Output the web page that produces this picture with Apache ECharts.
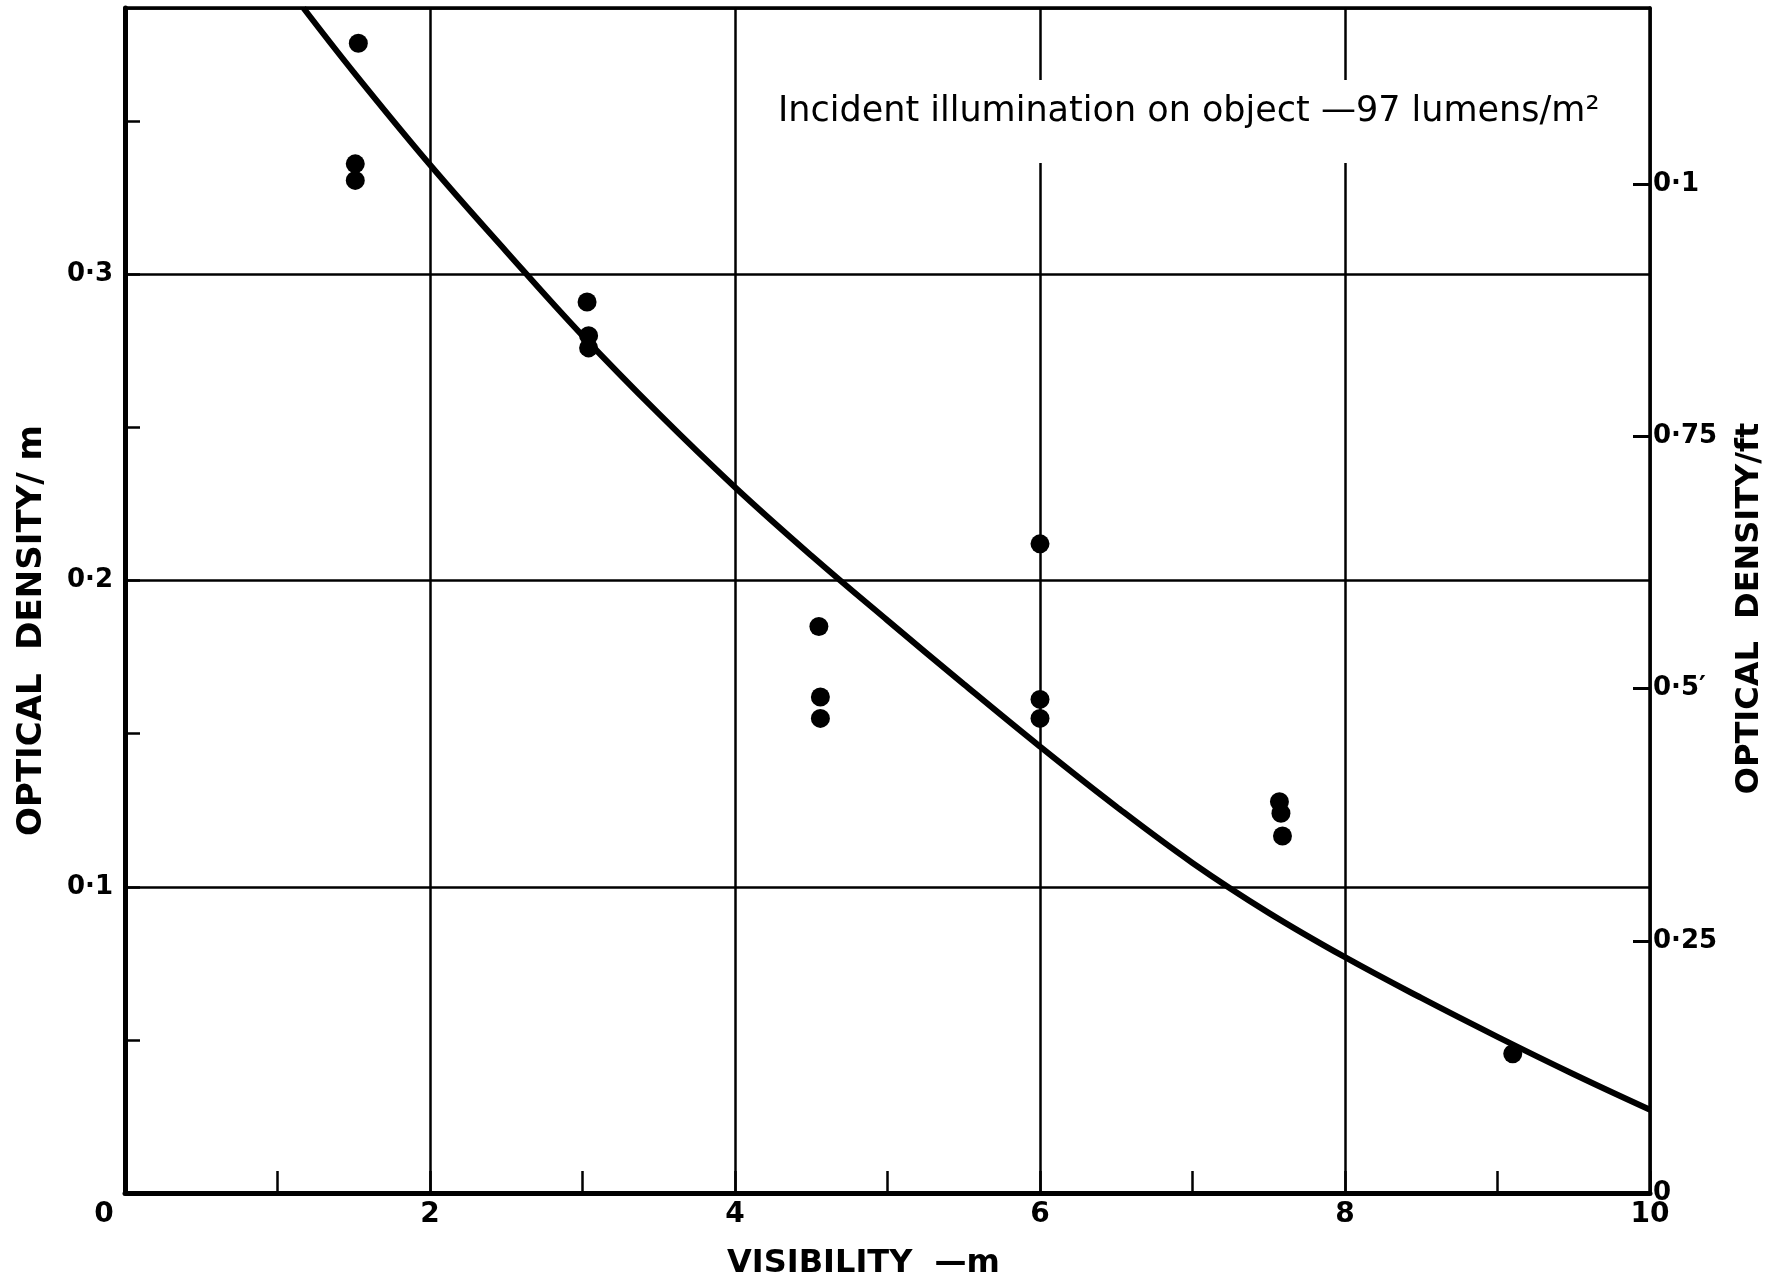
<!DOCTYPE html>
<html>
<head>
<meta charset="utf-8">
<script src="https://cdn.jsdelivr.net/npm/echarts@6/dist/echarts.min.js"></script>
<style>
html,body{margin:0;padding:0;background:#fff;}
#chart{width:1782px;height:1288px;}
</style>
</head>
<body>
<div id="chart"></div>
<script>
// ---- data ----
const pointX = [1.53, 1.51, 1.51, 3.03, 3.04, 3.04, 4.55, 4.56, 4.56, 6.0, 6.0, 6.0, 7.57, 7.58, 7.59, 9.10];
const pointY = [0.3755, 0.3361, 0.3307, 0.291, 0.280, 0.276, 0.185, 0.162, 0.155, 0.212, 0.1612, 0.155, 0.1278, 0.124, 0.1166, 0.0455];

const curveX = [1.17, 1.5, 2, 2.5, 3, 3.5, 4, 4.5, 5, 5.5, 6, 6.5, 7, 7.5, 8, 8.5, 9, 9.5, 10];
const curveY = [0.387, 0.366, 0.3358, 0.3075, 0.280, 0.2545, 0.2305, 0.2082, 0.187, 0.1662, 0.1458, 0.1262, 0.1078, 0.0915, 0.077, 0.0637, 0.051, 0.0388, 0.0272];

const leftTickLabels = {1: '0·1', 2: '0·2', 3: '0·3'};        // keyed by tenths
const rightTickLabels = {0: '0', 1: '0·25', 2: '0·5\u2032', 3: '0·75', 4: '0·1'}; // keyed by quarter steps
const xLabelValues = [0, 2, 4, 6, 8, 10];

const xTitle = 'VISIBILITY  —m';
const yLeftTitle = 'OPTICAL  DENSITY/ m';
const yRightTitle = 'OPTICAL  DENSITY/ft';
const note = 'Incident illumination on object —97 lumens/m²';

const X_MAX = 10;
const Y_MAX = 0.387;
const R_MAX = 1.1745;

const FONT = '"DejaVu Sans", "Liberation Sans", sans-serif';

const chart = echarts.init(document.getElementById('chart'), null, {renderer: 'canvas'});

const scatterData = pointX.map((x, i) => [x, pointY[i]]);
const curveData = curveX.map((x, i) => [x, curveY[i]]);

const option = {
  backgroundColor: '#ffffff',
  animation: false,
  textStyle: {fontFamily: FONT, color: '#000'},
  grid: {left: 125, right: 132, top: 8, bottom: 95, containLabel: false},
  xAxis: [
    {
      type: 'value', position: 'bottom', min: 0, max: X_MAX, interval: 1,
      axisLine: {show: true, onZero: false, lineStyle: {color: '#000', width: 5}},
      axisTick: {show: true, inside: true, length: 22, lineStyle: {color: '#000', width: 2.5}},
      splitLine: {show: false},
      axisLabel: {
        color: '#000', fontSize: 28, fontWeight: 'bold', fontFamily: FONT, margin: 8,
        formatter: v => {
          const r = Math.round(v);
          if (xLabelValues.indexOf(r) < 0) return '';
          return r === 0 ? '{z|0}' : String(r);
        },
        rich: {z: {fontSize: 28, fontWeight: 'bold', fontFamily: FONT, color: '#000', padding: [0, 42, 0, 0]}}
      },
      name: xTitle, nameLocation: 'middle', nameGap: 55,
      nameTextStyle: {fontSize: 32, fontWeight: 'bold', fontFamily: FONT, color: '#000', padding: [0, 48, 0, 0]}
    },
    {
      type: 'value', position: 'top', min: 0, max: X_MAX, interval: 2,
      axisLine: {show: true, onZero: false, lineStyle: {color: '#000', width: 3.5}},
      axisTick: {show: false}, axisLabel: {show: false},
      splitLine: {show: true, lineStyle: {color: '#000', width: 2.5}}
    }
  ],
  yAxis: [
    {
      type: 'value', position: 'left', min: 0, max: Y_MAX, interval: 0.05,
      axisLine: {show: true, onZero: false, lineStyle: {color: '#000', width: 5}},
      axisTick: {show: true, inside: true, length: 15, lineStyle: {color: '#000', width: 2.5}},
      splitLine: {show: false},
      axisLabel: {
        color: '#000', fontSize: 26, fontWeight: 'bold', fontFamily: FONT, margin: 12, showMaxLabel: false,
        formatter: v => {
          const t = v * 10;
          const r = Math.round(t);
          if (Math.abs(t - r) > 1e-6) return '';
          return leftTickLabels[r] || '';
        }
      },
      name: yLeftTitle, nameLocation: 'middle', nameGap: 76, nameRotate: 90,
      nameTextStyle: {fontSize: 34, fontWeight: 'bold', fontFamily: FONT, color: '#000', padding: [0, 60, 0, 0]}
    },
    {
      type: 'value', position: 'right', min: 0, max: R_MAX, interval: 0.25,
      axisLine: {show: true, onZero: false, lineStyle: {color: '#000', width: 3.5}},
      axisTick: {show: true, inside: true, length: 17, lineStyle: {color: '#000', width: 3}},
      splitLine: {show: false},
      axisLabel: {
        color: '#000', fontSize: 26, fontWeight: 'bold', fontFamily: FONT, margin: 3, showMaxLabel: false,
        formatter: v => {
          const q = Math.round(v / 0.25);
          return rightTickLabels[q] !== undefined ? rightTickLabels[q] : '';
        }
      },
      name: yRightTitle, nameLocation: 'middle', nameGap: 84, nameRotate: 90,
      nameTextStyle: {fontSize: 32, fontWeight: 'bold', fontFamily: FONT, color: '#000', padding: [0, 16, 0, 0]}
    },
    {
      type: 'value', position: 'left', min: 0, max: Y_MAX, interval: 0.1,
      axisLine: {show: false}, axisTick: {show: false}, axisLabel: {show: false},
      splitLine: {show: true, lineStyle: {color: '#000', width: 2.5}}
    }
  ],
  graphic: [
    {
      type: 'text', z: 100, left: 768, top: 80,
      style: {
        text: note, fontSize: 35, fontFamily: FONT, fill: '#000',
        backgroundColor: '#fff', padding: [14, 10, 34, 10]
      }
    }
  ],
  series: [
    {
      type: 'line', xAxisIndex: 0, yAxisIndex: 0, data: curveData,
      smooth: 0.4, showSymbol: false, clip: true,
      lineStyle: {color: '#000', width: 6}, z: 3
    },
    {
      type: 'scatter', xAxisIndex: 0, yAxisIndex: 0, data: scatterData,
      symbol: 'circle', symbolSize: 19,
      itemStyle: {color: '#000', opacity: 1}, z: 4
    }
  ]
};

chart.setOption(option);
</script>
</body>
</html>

++++++

## Directions
Pictures are excluded; extract exactly the lines from the start of the data through the line that holds "const curveData = curveX.map((x, i)", both ends included.

## Answer for the task
Output the web page that produces this picture with Apache ECharts.
<!DOCTYPE html>
<html>
<head>
<meta charset="utf-8">
<script src="https://cdn.jsdelivr.net/npm/echarts@6/dist/echarts.min.js"></script>
<style>
html,body{margin:0;padding:0;background:#fff;}
#chart{width:1782px;height:1288px;}
</style>
</head>
<body>
<div id="chart"></div>
<script>
// ---- data ----
const pointX = [1.53, 1.51, 1.51, 3.03, 3.04, 3.04, 4.55, 4.56, 4.56, 6.0, 6.0, 6.0, 7.57, 7.58, 7.59, 9.10];
const pointY = [0.3755, 0.3361, 0.3307, 0.291, 0.280, 0.276, 0.185, 0.162, 0.155, 0.212, 0.1612, 0.155, 0.1278, 0.124, 0.1166, 0.0455];

const curveX = [1.17, 1.5, 2, 2.5, 3, 3.5, 4, 4.5, 5, 5.5, 6, 6.5, 7, 7.5, 8, 8.5, 9, 9.5, 10];
const curveY = [0.387, 0.366, 0.3358, 0.3075, 0.280, 0.2545, 0.2305, 0.2082, 0.187, 0.1662, 0.1458, 0.1262, 0.1078, 0.0915, 0.077, 0.0637, 0.051, 0.0388, 0.0272];

const leftTickLabels = {1: '0·1', 2: '0·2', 3: '0·3'};        // keyed by tenths
const rightTickLabels = {0: '0', 1: '0·25', 2: '0·5\u2032', 3: '0·75', 4: '0·1'}; // keyed by quarter steps
const xLabelValues = [0, 2, 4, 6, 8, 10];

const xTitle = 'VISIBILITY  —m';
const yLeftTitle = 'OPTICAL  DENSITY/ m';
const yRightTitle = 'OPTICAL  DENSITY/ft';
const note = 'Incident illumination on object —97 lumens/m²';

const X_MAX = 10;
const Y_MAX = 0.387;
const R_MAX = 1.1745;

const FONT = '"DejaVu Sans", "Liberation Sans", sans-serif';

const chart = echarts.init(document.getElementById('chart'), null, {renderer: 'canvas'});

const scatterData = pointX.map((x, i) => [x, pointY[i]]);
const curveData = curveX.map((x, i) => [x, curveY[i]]);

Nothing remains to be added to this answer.